» Raw data
★ ★ ★ ★ ★ ★ ★
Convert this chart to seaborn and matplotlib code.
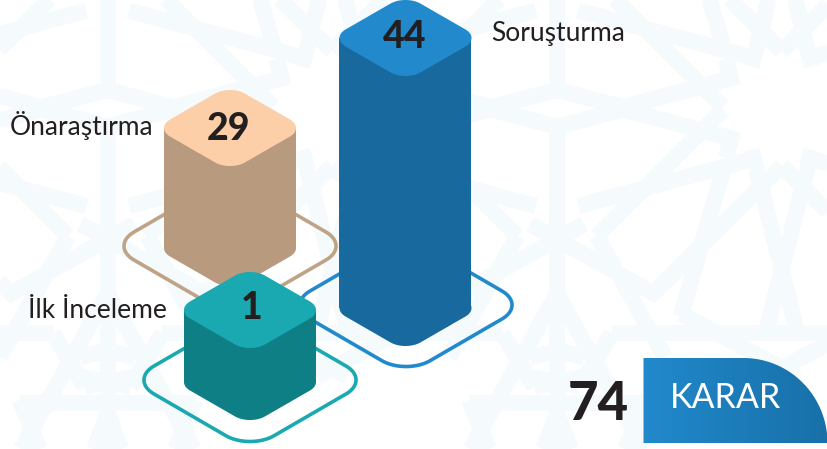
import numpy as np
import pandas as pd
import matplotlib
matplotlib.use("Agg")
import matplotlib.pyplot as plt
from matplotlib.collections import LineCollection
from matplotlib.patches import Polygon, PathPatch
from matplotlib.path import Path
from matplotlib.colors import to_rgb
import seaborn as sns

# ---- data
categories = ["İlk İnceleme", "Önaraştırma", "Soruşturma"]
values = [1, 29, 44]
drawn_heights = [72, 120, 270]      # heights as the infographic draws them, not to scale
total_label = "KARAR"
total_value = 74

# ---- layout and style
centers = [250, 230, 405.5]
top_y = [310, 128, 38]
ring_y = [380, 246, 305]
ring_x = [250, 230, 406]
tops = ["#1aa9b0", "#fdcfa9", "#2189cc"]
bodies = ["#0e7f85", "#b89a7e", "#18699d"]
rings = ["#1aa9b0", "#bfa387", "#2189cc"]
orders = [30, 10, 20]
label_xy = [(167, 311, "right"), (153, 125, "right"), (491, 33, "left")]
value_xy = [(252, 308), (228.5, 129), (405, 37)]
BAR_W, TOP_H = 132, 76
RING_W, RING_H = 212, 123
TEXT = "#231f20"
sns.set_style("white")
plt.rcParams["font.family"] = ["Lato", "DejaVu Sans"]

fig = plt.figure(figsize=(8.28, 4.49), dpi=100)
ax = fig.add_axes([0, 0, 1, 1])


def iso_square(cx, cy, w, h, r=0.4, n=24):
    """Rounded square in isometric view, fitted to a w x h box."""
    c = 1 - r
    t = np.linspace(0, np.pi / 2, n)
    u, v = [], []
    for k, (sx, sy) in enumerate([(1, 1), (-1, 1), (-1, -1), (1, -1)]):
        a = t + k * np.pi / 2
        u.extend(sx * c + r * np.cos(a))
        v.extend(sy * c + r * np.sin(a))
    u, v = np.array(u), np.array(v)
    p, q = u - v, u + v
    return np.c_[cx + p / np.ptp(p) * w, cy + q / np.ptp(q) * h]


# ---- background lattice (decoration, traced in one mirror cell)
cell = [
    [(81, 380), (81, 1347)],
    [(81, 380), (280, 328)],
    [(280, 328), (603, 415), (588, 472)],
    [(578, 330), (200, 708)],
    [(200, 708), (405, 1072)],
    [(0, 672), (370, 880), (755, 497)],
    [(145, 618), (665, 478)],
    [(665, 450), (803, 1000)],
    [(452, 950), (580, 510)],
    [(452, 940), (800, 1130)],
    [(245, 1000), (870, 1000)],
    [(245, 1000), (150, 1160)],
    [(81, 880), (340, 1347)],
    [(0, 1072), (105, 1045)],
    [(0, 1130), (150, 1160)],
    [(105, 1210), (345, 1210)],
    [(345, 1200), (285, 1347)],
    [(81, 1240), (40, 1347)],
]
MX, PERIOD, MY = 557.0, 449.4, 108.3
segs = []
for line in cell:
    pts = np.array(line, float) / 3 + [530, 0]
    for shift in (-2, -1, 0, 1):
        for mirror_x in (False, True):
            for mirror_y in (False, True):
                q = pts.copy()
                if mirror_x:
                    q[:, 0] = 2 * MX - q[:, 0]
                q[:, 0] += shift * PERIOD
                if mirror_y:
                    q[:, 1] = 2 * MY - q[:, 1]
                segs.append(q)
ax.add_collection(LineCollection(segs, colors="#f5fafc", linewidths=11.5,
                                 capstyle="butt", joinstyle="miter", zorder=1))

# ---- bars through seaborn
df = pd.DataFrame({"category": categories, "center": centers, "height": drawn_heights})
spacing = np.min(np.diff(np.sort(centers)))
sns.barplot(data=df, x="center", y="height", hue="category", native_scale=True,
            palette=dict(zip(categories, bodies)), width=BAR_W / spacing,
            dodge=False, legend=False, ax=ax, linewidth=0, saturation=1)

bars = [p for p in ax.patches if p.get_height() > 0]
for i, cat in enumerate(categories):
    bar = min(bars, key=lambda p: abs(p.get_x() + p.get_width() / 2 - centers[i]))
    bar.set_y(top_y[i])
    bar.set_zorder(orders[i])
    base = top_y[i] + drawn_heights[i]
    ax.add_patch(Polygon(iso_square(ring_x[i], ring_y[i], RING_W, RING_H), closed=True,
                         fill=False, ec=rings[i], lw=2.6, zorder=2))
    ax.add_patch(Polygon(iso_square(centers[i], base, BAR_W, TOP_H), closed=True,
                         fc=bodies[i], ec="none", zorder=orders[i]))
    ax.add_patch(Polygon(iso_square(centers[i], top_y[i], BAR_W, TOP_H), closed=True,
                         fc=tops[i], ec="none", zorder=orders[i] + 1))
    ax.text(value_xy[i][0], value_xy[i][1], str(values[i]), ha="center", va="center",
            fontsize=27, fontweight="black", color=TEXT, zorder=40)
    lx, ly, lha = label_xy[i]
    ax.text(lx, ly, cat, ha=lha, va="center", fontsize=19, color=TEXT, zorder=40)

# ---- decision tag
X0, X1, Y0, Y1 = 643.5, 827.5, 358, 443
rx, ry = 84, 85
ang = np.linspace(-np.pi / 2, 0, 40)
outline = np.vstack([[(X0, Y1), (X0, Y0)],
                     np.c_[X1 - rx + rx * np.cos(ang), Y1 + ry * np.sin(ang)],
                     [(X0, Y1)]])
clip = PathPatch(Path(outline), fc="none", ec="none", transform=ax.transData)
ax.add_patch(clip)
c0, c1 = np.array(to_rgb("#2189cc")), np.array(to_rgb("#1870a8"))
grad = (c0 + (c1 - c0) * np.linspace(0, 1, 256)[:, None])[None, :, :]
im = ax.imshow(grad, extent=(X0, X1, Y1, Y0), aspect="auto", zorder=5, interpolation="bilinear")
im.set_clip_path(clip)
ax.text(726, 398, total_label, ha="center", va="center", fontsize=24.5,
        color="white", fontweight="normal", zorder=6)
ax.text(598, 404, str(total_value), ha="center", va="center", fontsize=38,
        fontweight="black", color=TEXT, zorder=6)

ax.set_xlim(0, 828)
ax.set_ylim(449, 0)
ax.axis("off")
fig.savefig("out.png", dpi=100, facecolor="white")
★ ★ ★ ★ ★ ★ ★
» Objective
Copy the listing exactly. Any image in it stays out of the copy.

» Complete answer
Convert this chart to seaborn and matplotlib code.
import numpy as np
import pandas as pd
import matplotlib
matplotlib.use("Agg")
import matplotlib.pyplot as plt
from matplotlib.collections import LineCollection
from matplotlib.patches import Polygon, PathPatch
from matplotlib.path import Path
from matplotlib.colors import to_rgb
import seaborn as sns

# ---- data
categories = ["İlk İnceleme", "Önaraştırma", "Soruşturma"]
values = [1, 29, 44]
drawn_heights = [72, 120, 270]      # heights as the infographic draws them, not to scale
total_label = "KARAR"
total_value = 74

# ---- layout and style
centers = [250, 230, 405.5]
top_y = [310, 128, 38]
ring_y = [380, 246, 305]
ring_x = [250, 230, 406]
tops = ["#1aa9b0", "#fdcfa9", "#2189cc"]
bodies = ["#0e7f85", "#b89a7e", "#18699d"]
rings = ["#1aa9b0", "#bfa387", "#2189cc"]
orders = [30, 10, 20]
label_xy = [(167, 311, "right"), (153, 125, "right"), (491, 33, "left")]
value_xy = [(252, 308), (228.5, 129), (405, 37)]
BAR_W, TOP_H = 132, 76
RING_W, RING_H = 212, 123
TEXT = "#231f20"
sns.set_style("white")
plt.rcParams["font.family"] = ["Lato", "DejaVu Sans"]

fig = plt.figure(figsize=(8.28, 4.49), dpi=100)
ax = fig.add_axes([0, 0, 1, 1])


def iso_square(cx, cy, w, h, r=0.4, n=24):
    """Rounded square in isometric view, fitted to a w x h box."""
    c = 1 - r
    t = np.linspace(0, np.pi / 2, n)
    u, v = [], []
    for k, (sx, sy) in enumerate([(1, 1), (-1, 1), (-1, -1), (1, -1)]):
        a = t + k * np.pi / 2
        u.extend(sx * c + r * np.cos(a))
        v.extend(sy * c + r * np.sin(a))
    u, v = np.array(u), np.array(v)
    p, q = u - v, u + v
    return np.c_[cx + p / np.ptp(p) * w, cy + q / np.ptp(q) * h]


# ---- background lattice (decoration, traced in one mirror cell)
cell = [
    [(81, 380), (81, 1347)],
    [(81, 380), (280, 328)],
    [(280, 328), (603, 415), (588, 472)],
    [(578, 330), (200, 708)],
    [(200, 708), (405, 1072)],
    [(0, 672), (370, 880), (755, 497)],
    [(145, 618), (665, 478)],
    [(665, 450), (803, 1000)],
    [(452, 950), (580, 510)],
    [(452, 940), (800, 1130)],
    [(245, 1000), (870, 1000)],
    [(245, 1000), (150, 1160)],
    [(81, 880), (340, 1347)],
    [(0, 1072), (105, 1045)],
    [(0, 1130), (150, 1160)],
    [(105, 1210), (345, 1210)],
    [(345, 1200), (285, 1347)],
    [(81, 1240), (40, 1347)],
]
MX, PERIOD, MY = 557.0, 449.4, 108.3
segs = []
for line in cell:
    pts = np.array(line, float) / 3 + [530, 0]
    for shift in (-2, -1, 0, 1):
        for mirror_x in (False, True):
            for mirror_y in (False, True):
                q = pts.copy()
                if mirror_x:
                    q[:, 0] = 2 * MX - q[:, 0]
                q[:, 0] += shift * PERIOD
                if mirror_y:
                    q[:, 1] = 2 * MY - q[:, 1]
                segs.append(q)
ax.add_collection(LineCollection(segs, colors="#f5fafc", linewidths=11.5,
                                 capstyle="butt", joinstyle="miter", zorder=1))

# ---- bars through seaborn
df = pd.DataFrame({"category": categories, "center": centers, "height": drawn_heights})
spacing = np.min(np.diff(np.sort(centers)))
sns.barplot(data=df, x="center", y="height", hue="category", native_scale=True,
            palette=dict(zip(categories, bodies)), width=BAR_W / spacing,
            dodge=False, legend=False, ax=ax, linewidth=0, saturation=1)

bars = [p for p in ax.patches if p.get_height() > 0]
for i, cat in enumerate(categories):
    bar = min(bars, key=lambda p: abs(p.get_x() + p.get_width() / 2 - centers[i]))
    bar.set_y(top_y[i])
    bar.set_zorder(orders[i])
    base = top_y[i] + drawn_heights[i]
    ax.add_patch(Polygon(iso_square(ring_x[i], ring_y[i], RING_W, RING_H), closed=True,
                         fill=False, ec=rings[i], lw=2.6, zorder=2))
    ax.add_patch(Polygon(iso_square(centers[i], base, BAR_W, TOP_H), closed=True,
                         fc=bodies[i], ec="none", zorder=orders[i]))
    ax.add_patch(Polygon(iso_square(centers[i], top_y[i], BAR_W, TOP_H), closed=True,
                         fc=tops[i], ec="none", zorder=orders[i] + 1))
    ax.text(value_xy[i][0], value_xy[i][1], str(values[i]), ha="center", va="center",
            fontsize=27, fontweight="black", color=TEXT, zorder=40)
    lx, ly, lha = label_xy[i]
    ax.text(lx, ly, cat, ha=lha, va="center", fontsize=19, color=TEXT, zorder=40)

# ---- decision tag
X0, X1, Y0, Y1 = 643.5, 827.5, 358, 443
rx, ry = 84, 85
ang = np.linspace(-np.pi / 2, 0, 40)
outline = np.vstack([[(X0, Y1), (X0, Y0)],
                     np.c_[X1 - rx + rx * np.cos(ang), Y1 + ry * np.sin(ang)],
                     [(X0, Y1)]])
clip = PathPatch(Path(outline), fc="none", ec="none", transform=ax.transData)
ax.add_patch(clip)
c0, c1 = np.array(to_rgb("#2189cc")), np.array(to_rgb("#1870a8"))
grad = (c0 + (c1 - c0) * np.linspace(0, 1, 256)[:, None])[None, :, :]
im = ax.imshow(grad, extent=(X0, X1, Y1, Y0), aspect="auto", zorder=5, interpolation="bilinear")
im.set_clip_path(clip)
ax.text(726, 398, total_label, ha="center", va="center", fontsize=24.5,
        color="white", fontweight="normal", zorder=6)
ax.text(598, 404, str(total_value), ha="center", va="center", fontsize=38,
        fontweight="black", color=TEXT, zorder=6)

ax.set_xlim(0, 828)
ax.set_ylim(449, 0)
ax.axis("off")
fig.savefig("out.png", dpi=100, facecolor="white")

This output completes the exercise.